Ill health can boost returns. The sicker you are, the higher the potential payout, since you're likely to die sooner and leave the insurance company with a bigger pot of cash.

The prospect of premature death means most people prefer to buy a minimum guarantee period with their annuities, such as 10 years, Mr. Frank says. That ensures that if you and your partner both die before 10 years are up, contractual payments can continue to be made to a designated beneficiary.

But once your lives or minimum payments end, there is nothing left, and that can leave heirs in utter dismay, says planner Daniel Stronach, head of Stronach Financial Group Inc. in Toronto.

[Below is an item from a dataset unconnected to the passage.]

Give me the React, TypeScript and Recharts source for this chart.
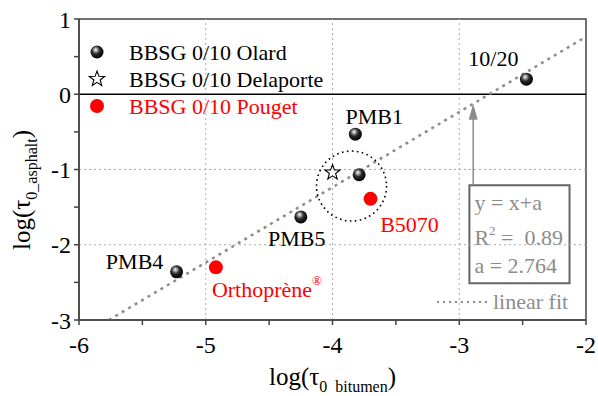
import React from 'react';
import {
  ScatterChart,
  Scatter,
  XAxis,
  YAxis,
  ReferenceLine,
  ReferenceArea,
  ReferenceDot,
} from 'recharts';

// axes
const xTicks = [-6, -5.5, -5, -4.5, -4, -3.5, -3, -2.5, -2];
const yTicks = [-3, -2.5, -2, -1.5, -1, -0.5, 0, 0.5, 1];
const gridX = [-5, -4, -3];
const gridY = [-1, -2];

// BBSG 0/10 Olard
const olardNames = ['10/20', 'PMB1', '', 'PMB5', 'PMB4'];
const olardX = [-2.47, -3.82, -3.79, -4.25, -5.23];
const olardY = [0.2, -0.53, -1.07, -1.63, -2.36];

// BBSG 0/10 Delaporte
const delaporteX = [-4.0];
const delaporteY = [-1.04];

// BBSG 0/10 Pouget
const pougetNames = ['B5070', 'Orthoprène'];
const pougetX = [-3.7, -4.92];
const pougetY = [-1.39, -2.3];

// linear fit y = x + a
const fitA = 2.764;
const fitR2 = 0.89;
const fitXStart = -3 - fitA;
const fitXEnd = -2;

// annotations
const circleX = -3.85;
const circleY = -1.22;
const arrowX = -2.89;
const boxX = [-2.92, -2.13];
const boxY = [-2.51, -1.21];

const FONT = "'Liberation Serif', 'Times New Roman', serif";
const GRAY = '#8c8c8c';

const olardData = olardX.map((x, i) => ({ x, y: olardY[i], name: olardNames[i] }));
const delaporteData = delaporteX.map((x, i) => ({ x, y: delaporteY[i] }));
const pougetData = pougetX.map((x, i) => ({ x, y: pougetY[i], name: pougetNames[i] }));

const fmt = (v: number) => (Number.isInteger(v) ? String(v) : '');

const SphereGradient = ({ id }: { id: string }) => (
  <radialGradient id={id} cx="0.42" cy="0.38" r="0.62" fx="0.4" fy="0.32">
    <stop offset="0" stopColor="#ffffff" />
    <stop offset="0.18" stopColor="#b0b0b0" />
    <stop offset="0.5" stopColor="#2a2a2a" />
    <stop offset="1" stopColor="#000000" />
  </radialGradient>
);

const Sphere = (p: any) => <circle cx={p.cx} cy={p.cy} r={6.5} fill="url(#sphere)" />;
const RedDot = (p: any) => <circle cx={p.cx} cy={p.cy} r={7} fill="#ff0000" />;

const starPath = (cx: number, cy: number, ro: number, ri: number) => {
  let d = '';
  for (let i = 0; i < 10; i++) {
    const r = i % 2 === 0 ? ro : ri;
    const a = -Math.PI / 2 + (i * Math.PI) / 5;
    d += (i === 0 ? 'M' : 'L') + (cx + r * Math.cos(a)).toFixed(2) + ',' + (cy + r * Math.sin(a)).toFixed(2);
  }
  return d + 'Z';
};
const Star = (p: any) => (
  <path d={starPath(p.cx, p.cy, 8, 3.3)} fill="#fff" stroke="#000" strokeWidth={1.1} />
);

// text label next to a point
const note = (text: string, dx: number, dy: number, color: string, anchor = 'middle', sup = '') => (props: any) => {
  const vb = props.viewBox;
  const x = vb.x + vb.width / 2 + dx;
  const y = vb.y + vb.height / 2 + dy;
  return (
    <text x={x} y={y} textAnchor={anchor} fill={color} fontSize={22} fontFamily={FONT} dominantBaseline="central">
      {text}
      {sup && (
        <tspan fontSize={13} dy={-9}>
          {sup}
        </tspan>
      )}
    </text>
  );
};

const XLabel = (props: any) => {
  const vb = props.viewBox;
  return (
    <text x={vb.x + vb.width / 2} y={385} textAnchor="middle" fontSize={25} fontFamily={FONT} fill="#000">
      log(τ
      <tspan fontSize={16} dy={7}>
        {'0\u00a0\u00a0bitumen'}
      </tspan>
      <tspan dy={-7}>)</tspan>
    </text>
  );
};

const YLabel = () => (
  <text
    x={0}
    y={0}
    transform="translate(30,190) rotate(-90)"
    textAnchor="middle"
    fontSize={25}
    fontFamily={FONT}
    fill="#000"
  >
    log(τ
    <tspan fontSize={16} dy={7}>
      0_asphalt
    </tspan>
    <tspan dy={-7}>)</tspan>
  </text>
);

const BoxText = (props: any) => {
  const vb = props.viewBox;
  const x = vb.x + 5;
  return (
    <text fontSize={22} fontFamily={FONT} fill={GRAY}>
      <tspan x={x} y={vb.y + 25}>y = x+a</tspan>
      <tspan x={x} y={vb.y + 60}>R</tspan>
      <tspan fontSize={13} dy={-10}>2</tspan>
      <tspan dy={10}>{'\u00a0=\u00a0\u00a0' + fitR2.toFixed(2)}</tspan>
      <tspan x={x} y={vb.y + 88}>{'a = ' + fitA}</tspan>
    </text>
  );
};

const ArrowHead = (p: any) => (
  <path d={`M${p.cx},${p.cy} L${p.cx - 4.5},${p.cy + 16} L${p.cx + 4.5},${p.cy + 16} Z`} fill={GRAY} />
);

const legendItems = [
  { label: 'BBSG 0/10 Olard', color: '#000', icon: 'sphere' },
  { label: 'BBSG 0/10 Delaporte', color: '#000', icon: 'star' },
  { label: 'BBSG 0/10 Pouget', color: '#ff0000', icon: 'red' },
];

const LegendIcon = ({ icon }: { icon: string }) => (
  <svg width={22} height={22} style={{ display: 'block' }}>
    <defs>
      <SphereGradient id="sphereLegend" />
    </defs>
    {icon === 'sphere' && <circle cx={11} cy={11} r={6.5} fill="url(#sphereLegend)" />}
    {icon === 'star' && <path d={starPath(11, 11, 8, 3.3)} fill="#fff" stroke="#000" strokeWidth={1.1} />}
    {icon === 'red' && <circle cx={11} cy={11} r={7} fill="#ff0000" />}
  </svg>
);

export default function App() {
  return (
    <div style={{ position: 'relative', width: 598, height: 396, fontFamily: FONT, background: '#fff' }}>
      <style>{'body{margin:0}'}</style>
      <ScatterChart width={598} height={396} margin={{ top: 19, right: 12, bottom: 0, left: 0 }}>
        <defs>
          <SphereGradient id="sphere" />
        </defs>
        <XAxis
          type="number"
          dataKey="x"
          domain={[-6, -2]}
          ticks={xTicks}
          interval={0}
          height={76}
          tickSize={5}
          tickMargin={11}
          tickFormatter={fmt}
          stroke="#444"
          strokeWidth={1.5}
          tick={{ fontSize: 24, fill: '#000', fontFamily: FONT }}
          allowDataOverflow
          label={{ content: XLabel }}
        />
        <YAxis
          type="number"
          dataKey="y"
          domain={[-3, 1]}
          ticks={yTicks}
          interval={0}
          width={79}
          tickSize={5}
          tickMargin={3}
          tickFormatter={fmt}
          stroke="#444"
          strokeWidth={1.5}
          tick={{ fontSize: 24, fill: '#000', fontFamily: FONT }}
          allowDataOverflow
          label={{ content: YLabel }}
        />
        {gridX.map((v) => (
          <ReferenceLine key={'gx' + v} x={v} stroke="#aaa" strokeDasharray="2 3" strokeWidth={1} />
        ))}
        {gridY.map((v) => (
          <ReferenceLine key={'gy' + v} y={v} stroke="#aaa" strokeDasharray="2 3" strokeWidth={1} />
        ))}
        <ReferenceLine y={0} stroke="#000" strokeWidth={1.5} />
        <ReferenceArea x1={-6} x2={-2} y1={-3} y2={1} fill="none" stroke="#444" strokeWidth={1.5} />
        <ReferenceLine
          segment={[
            { x: fitXStart, y: fitXStart + fitA },
            { x: fitXEnd, y: fitXEnd + fitA },
          ]}
          stroke={GRAY}
          strokeWidth={2.5}
          strokeDasharray="3 4.5"
        />
        <ReferenceDot
          x={circleX}
          y={circleY}
          r={35}
          fill="none"
          stroke="#000"
          strokeWidth={1.6}
          strokeDasharray="1.6 3.4"
        />
        <ReferenceArea
          x1={boxX[0]}
          x2={boxX[1]}
          y1={boxY[0]}
          y2={boxY[1]}
          fill="#fff"
          fillOpacity={1}
          stroke="#666"
          strokeWidth={2}
          label={{ content: BoxText }}
        />
        <ReferenceLine
          segment={[
            { x: arrowX, y: boxY[1] },
            { x: arrowX, y: arrowX + fitA - 0.15 },
          ]}
          stroke={GRAY}
          strokeWidth={1.5}
        />
        <ReferenceDot x={arrowX} y={arrowX + fitA} shape={ArrowHead} />

        <Scatter data={olardData} shape={Sphere} isAnimationActive={false} />
        <Scatter data={delaporteData} shape={Star} isAnimationActive={false} />
        <Scatter data={pougetData} shape={RedDot} isAnimationActive={false} />

        <ReferenceDot x={olardX[0]} y={olardY[0]} r={0} label={{ content: note(olardNames[0], -33, -21, '#000') }} />
        <ReferenceDot x={olardX[1]} y={olardY[1]} r={0} label={{ content: note(olardNames[1], 19, -18, '#000') }} />
        <ReferenceDot x={olardX[3]} y={olardY[3]} r={0} label={{ content: note(olardNames[3], -4, 22, '#000') }} />
        <ReferenceDot x={olardX[4]} y={olardY[4]} r={0} label={{ content: note(olardNames[4], -42, -10, '#000') }} />
        <ReferenceDot x={pougetX[0]} y={pougetY[0]} r={0} label={{ content: note(pougetNames[0], 39, 26, '#ff0000') }} />
        <ReferenceDot
          x={pougetX[1]}
          y={pougetY[1]}
          r={0}
          label={{ content: note(pougetNames[1], -4, 22, '#ff0000', 'start', '®') }}
        />
      </ScatterChart>

      <div style={{ position: 'absolute', left: 86, top: 38.5 }}>
        {legendItems.map((it) => (
          <div key={it.label} style={{ display: 'flex', alignItems: 'center', height: 27 }}>
            <LegendIcon icon={it.icon} />
            <span style={{ marginLeft: 21, fontSize: 22, lineHeight: '27px', color: it.color, whiteSpace: 'nowrap' }}>
              {it.label}
            </span>
          </div>
        ))}
      </div>

      <div style={{ position: 'absolute', left: 436, top: 288, display: 'flex', alignItems: 'center', height: 28 }}>
        <svg width={54} height={6} style={{ display: 'block' }}>
          <line x1={1} y1={3} x2={52} y2={3} stroke={GRAY} strokeWidth={2} strokeDasharray="2 4" />
        </svg>
        <span style={{ marginLeft: 3, fontSize: 22, lineHeight: '28px', color: GRAY, whiteSpace: 'nowrap' }}>
          linear fit
        </span>
      </div>
    </div>
  );
}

"There have even been lawsuits against financial advisers whose clients have bought annuities," he explains. "The claims come from aggrieved children who have lost their inheritances when parents have died and left their money to insurance companies."

Caroline Nalbantoglu, a financial planner with PWL Advisors Inc. in Montreal, agrees. "The biggest drawback to the annuity is that it dies with you if you pass away after the guarantee period," she says. Annuities appeal to investors who are prepared to eat into their capital to bring in an attractive income. A poll of three large insurance companies for a 65-year-old with a spouse also aged 65, with a 10-year minimum pay guarantee, produced quotes of $569.18 per month, $573.63 per month and $587.85 per month.

In comparison, a blend of mid- to long-term government bonds with an average 4 per cent yield to maturity would produce no more than a $333.33 monthly cheque.

But there are other issues: Live too long and inflation can erode the buying power of what, at time of purchase, seemed a tidy sum. For example, if you have a $1,000 a month annuity starting at age 65 and inflation runs at 2 per cent for the next 30 years, then in the last year of this example, the purchasing power of the monthly stipend will be about $500. You can index some annuity contracts to inflation, but only at a high cost.

There are other ways to buy into annuity-type income. For example, a Registered Retirement Income Fund will pay a rising fraction of its capital, increasing from 4 per cent per year at age 65 to 20 per cent per year beginning at age 94.

An RRIF does not provide the protection from creditors as an annuity does. Nor does an RRIF guarantee income for life. But the RRIF is not final - amounts taken out above statutory minimums are easily changed, and the RRIF investor can have both upside gains and downside losses of underlying investments. The RRIF usually requires management and asset adjustment from one year to the next, while an annuity is a one-time decision and purchase for life.

Just how safe is your money? The failure of insurance companies is not unknown - witness the 1994 death of Confederation Life Insurance Co. from a combination of management and investment issues.

"The underlying soundness of any company's annuity income stream is ultimately reliant on its underlying assets," says Bruce Corneil, senior vice president and chief operating officer of fund manager Beutel Goodman Co. Ltd. in Toronto.

However, Assuris, the life insurance industry's guarantee fund, will replace 85 per cent of defined-income benefits or $2,000 per month, whichever is greater. Prospective investors who would be exposed to the loss of the remaining 15 per cent of pensions over $2,000 per month can shop their business among as many companies as they need to stay under the $2,000, 100 per cent coverage limit, Mr. Stronach notes.